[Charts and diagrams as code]
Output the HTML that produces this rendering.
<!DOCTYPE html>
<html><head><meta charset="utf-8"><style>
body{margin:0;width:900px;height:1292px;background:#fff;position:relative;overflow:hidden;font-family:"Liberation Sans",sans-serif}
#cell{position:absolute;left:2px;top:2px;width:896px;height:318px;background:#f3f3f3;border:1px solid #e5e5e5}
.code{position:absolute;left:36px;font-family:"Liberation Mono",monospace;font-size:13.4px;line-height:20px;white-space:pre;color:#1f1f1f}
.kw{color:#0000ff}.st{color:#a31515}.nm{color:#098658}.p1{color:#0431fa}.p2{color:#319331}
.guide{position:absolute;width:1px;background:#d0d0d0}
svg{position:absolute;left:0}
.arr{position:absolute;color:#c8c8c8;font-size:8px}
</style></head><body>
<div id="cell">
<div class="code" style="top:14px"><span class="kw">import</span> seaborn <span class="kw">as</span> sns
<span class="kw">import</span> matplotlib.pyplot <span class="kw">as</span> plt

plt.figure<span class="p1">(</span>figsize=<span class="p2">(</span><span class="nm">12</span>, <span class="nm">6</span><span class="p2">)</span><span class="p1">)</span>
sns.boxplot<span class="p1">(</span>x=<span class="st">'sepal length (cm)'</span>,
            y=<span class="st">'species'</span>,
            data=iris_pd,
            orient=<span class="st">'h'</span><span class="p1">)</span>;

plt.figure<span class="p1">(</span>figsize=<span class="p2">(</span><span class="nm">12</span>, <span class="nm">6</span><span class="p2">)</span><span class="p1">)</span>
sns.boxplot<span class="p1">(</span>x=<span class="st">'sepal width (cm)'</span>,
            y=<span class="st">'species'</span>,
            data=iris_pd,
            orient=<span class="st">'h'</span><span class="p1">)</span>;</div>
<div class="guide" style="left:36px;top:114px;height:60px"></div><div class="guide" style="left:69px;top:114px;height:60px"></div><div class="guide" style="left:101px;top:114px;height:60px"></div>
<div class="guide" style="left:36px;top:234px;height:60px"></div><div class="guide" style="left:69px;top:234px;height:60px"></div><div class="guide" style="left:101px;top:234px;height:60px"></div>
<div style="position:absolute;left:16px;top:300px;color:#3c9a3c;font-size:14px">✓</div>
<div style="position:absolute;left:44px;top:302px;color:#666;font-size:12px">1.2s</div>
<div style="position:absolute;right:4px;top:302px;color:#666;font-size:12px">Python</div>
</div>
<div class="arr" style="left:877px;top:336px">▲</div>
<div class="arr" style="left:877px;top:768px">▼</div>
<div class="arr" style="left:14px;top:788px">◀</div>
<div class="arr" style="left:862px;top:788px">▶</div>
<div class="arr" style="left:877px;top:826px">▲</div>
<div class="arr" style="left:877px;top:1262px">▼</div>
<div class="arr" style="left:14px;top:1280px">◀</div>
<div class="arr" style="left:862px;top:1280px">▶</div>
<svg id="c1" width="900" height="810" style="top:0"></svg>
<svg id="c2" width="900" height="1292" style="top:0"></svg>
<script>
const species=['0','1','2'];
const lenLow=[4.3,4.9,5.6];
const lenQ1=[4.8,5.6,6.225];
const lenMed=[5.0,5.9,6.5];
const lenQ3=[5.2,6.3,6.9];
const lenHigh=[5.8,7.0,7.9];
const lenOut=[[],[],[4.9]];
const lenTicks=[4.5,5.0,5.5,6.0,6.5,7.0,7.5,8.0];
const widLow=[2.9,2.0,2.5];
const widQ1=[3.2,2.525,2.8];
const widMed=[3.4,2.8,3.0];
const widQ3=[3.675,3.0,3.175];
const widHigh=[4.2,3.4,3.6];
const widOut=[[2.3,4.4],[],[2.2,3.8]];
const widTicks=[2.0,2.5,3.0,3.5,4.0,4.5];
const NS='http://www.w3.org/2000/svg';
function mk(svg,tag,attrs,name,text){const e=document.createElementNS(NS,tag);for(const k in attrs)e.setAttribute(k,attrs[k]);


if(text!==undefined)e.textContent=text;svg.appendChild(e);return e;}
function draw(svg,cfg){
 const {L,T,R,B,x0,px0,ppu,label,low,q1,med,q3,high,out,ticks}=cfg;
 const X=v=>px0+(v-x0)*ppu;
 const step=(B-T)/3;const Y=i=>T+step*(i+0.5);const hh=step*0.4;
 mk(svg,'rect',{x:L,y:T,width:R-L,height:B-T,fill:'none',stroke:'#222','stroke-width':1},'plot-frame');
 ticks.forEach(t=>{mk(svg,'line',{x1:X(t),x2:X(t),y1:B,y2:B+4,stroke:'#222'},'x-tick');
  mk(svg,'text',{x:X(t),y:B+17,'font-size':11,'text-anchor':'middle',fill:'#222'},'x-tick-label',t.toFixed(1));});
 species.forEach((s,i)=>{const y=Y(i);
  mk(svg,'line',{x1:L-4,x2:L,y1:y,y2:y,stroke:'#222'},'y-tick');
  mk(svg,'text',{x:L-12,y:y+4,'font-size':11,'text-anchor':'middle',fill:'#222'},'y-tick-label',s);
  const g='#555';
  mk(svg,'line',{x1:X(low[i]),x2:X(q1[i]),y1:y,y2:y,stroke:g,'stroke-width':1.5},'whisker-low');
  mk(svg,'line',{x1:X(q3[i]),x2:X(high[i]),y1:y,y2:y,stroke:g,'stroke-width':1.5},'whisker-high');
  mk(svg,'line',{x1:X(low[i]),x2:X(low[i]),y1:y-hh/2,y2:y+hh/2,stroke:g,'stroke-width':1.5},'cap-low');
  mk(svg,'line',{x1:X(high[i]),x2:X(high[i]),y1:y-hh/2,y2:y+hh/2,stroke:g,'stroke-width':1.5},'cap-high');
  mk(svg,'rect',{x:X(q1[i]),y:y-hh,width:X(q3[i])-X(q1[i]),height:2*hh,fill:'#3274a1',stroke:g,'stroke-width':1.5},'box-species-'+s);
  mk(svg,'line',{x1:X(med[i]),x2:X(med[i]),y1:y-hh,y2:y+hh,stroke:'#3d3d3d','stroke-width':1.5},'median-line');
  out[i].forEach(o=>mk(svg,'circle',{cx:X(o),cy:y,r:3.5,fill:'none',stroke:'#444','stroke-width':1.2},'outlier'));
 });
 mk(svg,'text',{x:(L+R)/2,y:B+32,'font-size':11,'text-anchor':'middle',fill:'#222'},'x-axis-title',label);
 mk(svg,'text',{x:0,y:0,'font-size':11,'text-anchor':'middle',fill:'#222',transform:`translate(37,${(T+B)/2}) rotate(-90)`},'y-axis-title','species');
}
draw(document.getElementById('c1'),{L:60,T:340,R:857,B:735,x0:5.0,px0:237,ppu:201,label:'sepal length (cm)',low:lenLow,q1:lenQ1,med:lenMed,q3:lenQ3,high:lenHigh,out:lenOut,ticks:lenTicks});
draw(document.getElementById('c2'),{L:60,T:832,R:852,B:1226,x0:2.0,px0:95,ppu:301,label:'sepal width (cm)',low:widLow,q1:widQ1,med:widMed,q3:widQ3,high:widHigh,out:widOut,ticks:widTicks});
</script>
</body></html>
...
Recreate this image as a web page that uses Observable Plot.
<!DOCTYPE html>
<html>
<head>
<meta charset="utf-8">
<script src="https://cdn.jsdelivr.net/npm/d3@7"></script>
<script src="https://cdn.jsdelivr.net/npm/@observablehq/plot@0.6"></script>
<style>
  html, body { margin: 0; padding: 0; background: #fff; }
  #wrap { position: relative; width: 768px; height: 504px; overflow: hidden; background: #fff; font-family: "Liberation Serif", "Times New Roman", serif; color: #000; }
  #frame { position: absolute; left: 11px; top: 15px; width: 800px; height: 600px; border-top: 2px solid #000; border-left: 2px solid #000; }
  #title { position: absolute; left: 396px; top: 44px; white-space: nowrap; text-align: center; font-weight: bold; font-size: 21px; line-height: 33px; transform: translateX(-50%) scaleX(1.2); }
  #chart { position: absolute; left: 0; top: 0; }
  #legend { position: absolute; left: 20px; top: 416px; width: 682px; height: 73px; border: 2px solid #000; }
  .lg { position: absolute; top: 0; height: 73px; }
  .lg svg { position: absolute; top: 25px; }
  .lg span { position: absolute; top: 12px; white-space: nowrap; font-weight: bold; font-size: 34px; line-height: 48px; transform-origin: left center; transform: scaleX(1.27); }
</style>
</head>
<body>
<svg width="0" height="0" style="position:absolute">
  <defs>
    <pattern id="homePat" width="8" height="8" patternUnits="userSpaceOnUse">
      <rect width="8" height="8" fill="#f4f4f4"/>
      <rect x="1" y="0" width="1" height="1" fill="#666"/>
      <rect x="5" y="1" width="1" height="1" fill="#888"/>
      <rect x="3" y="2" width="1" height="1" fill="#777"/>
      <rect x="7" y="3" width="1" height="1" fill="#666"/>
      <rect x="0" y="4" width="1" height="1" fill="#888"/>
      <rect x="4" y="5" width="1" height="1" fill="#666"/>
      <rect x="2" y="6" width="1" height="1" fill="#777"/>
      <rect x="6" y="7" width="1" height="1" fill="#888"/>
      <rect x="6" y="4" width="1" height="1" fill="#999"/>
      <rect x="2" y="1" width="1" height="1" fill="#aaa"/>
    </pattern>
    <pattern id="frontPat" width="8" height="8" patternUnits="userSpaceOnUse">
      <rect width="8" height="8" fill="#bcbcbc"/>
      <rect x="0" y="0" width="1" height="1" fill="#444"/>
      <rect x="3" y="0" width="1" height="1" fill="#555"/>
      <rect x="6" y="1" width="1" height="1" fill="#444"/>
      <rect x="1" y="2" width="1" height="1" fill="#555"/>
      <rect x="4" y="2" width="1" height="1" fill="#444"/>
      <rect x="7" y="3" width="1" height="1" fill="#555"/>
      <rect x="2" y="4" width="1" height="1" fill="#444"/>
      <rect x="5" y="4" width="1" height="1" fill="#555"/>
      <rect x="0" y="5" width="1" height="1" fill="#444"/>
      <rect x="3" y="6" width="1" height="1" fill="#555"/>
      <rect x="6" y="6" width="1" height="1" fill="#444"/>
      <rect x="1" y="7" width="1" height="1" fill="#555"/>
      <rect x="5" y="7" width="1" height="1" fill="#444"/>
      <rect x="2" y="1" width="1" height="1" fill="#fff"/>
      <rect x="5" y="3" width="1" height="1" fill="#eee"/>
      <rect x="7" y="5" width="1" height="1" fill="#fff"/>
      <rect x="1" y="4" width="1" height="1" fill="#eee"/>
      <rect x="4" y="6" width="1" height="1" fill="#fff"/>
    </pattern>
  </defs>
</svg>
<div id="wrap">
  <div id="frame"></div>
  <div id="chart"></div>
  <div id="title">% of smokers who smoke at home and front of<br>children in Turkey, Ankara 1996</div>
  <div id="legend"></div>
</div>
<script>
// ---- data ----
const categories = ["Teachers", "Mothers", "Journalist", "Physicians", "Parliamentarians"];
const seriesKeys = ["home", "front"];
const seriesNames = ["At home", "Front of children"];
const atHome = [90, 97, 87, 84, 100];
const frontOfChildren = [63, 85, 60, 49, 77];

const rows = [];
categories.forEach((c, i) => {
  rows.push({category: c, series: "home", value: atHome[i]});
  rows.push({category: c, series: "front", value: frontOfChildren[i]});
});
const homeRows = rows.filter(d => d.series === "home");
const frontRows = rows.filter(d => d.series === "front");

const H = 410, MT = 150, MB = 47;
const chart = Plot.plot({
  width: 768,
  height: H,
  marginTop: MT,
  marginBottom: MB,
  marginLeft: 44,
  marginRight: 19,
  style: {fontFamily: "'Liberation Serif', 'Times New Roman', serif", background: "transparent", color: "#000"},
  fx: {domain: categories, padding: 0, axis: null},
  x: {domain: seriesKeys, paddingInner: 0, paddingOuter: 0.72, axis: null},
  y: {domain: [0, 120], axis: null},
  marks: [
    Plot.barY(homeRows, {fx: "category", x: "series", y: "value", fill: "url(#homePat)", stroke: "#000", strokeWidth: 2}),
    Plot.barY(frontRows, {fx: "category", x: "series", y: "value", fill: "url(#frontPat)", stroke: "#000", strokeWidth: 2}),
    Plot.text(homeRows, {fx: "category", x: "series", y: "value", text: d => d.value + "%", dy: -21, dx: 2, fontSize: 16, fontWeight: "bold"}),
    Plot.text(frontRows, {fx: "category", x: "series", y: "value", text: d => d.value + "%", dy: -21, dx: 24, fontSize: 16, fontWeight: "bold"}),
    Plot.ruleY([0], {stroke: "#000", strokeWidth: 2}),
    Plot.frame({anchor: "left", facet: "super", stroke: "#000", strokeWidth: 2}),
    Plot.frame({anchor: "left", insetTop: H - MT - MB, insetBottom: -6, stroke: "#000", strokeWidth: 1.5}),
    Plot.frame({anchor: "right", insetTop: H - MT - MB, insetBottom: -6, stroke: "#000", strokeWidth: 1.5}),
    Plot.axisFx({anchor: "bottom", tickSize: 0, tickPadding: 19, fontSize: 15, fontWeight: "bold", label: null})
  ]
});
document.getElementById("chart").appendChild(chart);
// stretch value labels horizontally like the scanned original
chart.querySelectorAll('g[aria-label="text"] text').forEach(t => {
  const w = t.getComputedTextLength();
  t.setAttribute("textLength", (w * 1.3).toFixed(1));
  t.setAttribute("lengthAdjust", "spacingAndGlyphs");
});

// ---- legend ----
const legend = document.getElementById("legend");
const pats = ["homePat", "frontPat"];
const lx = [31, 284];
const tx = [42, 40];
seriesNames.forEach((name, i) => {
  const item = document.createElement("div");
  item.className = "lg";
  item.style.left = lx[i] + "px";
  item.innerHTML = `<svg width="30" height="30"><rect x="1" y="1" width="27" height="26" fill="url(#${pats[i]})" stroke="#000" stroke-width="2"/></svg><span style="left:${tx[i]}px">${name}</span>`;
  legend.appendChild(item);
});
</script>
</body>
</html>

**The request:** Show all lines from the records above where the word "that" occurs.

**Completed task:**
Output the HTML that produces this rendering.
Recreate this image as a web page that uses Observable Plot.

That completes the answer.